### Exercise inputs
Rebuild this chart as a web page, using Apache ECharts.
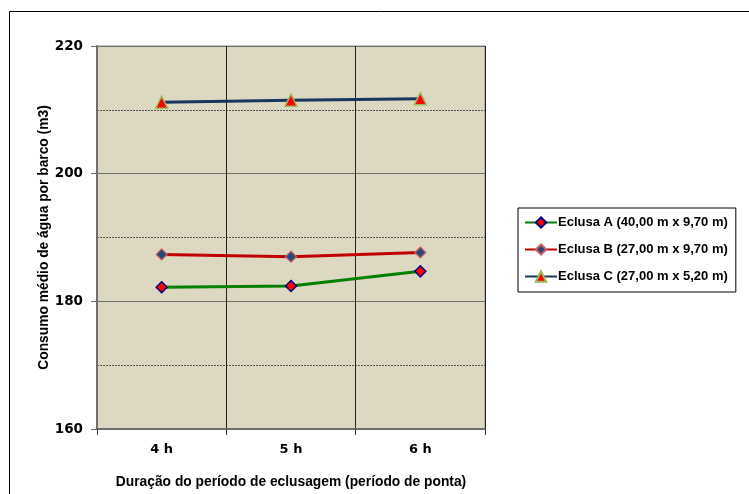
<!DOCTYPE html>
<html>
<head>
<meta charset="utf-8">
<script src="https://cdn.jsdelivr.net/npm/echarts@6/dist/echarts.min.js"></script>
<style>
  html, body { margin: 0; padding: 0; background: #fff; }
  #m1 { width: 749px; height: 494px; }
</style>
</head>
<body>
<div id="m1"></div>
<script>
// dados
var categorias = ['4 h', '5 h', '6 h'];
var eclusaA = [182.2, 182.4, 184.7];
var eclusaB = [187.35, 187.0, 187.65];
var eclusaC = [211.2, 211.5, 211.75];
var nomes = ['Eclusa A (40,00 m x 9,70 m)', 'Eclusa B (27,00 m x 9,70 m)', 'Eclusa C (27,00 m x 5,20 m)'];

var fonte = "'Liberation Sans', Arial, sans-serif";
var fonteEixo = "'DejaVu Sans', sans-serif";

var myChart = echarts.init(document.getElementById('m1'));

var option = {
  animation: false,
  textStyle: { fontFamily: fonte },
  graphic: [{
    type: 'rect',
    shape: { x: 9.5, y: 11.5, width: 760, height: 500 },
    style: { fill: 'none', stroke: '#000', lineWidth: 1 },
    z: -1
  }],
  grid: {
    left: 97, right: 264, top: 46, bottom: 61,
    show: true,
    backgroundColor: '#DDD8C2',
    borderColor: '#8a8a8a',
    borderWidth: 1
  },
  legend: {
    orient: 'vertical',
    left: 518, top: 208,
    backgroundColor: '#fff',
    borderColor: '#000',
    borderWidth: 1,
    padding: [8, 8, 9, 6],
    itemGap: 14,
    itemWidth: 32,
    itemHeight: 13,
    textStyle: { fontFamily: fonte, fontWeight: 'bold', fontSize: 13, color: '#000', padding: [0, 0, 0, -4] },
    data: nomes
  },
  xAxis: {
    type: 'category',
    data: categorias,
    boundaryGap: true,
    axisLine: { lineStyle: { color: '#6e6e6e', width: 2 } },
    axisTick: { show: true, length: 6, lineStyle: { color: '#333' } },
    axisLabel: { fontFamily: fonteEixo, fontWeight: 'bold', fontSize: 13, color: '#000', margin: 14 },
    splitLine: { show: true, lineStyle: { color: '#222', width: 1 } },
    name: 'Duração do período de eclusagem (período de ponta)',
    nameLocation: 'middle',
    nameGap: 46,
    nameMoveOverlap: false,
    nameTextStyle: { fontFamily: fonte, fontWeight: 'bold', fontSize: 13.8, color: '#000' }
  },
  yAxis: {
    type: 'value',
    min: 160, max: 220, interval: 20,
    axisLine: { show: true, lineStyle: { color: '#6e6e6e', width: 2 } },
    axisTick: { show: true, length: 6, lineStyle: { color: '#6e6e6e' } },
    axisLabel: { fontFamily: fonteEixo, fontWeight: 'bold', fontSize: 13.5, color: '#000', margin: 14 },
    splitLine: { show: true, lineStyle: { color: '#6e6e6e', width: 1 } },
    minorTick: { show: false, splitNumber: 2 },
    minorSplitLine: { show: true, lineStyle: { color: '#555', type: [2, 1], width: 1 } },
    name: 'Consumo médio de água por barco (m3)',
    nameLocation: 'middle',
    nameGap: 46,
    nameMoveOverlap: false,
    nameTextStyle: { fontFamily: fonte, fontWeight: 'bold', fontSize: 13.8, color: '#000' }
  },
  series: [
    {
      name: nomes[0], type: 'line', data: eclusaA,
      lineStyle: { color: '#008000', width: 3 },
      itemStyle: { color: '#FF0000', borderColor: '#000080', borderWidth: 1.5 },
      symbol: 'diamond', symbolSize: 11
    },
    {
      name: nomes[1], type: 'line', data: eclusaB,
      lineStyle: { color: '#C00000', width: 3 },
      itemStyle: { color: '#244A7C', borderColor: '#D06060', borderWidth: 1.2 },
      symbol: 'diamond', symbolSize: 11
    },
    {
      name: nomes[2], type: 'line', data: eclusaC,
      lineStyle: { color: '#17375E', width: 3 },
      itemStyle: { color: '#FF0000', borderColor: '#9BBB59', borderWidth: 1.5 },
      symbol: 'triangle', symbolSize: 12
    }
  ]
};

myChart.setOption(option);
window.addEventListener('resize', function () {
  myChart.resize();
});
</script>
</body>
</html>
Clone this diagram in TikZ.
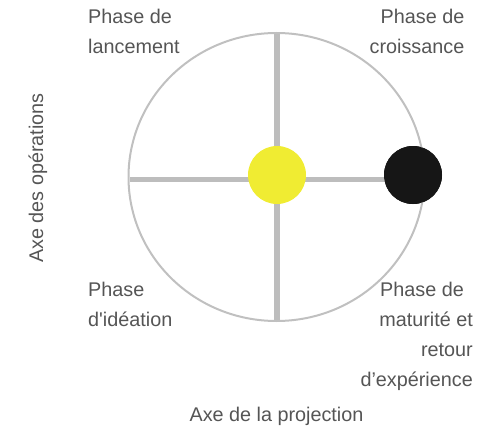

### Problem description
Select the lines from the entries that include the word "this".

### Result below
Rebuild this chart as a web page, using Apache ECharts.
Clone this diagram in TikZ.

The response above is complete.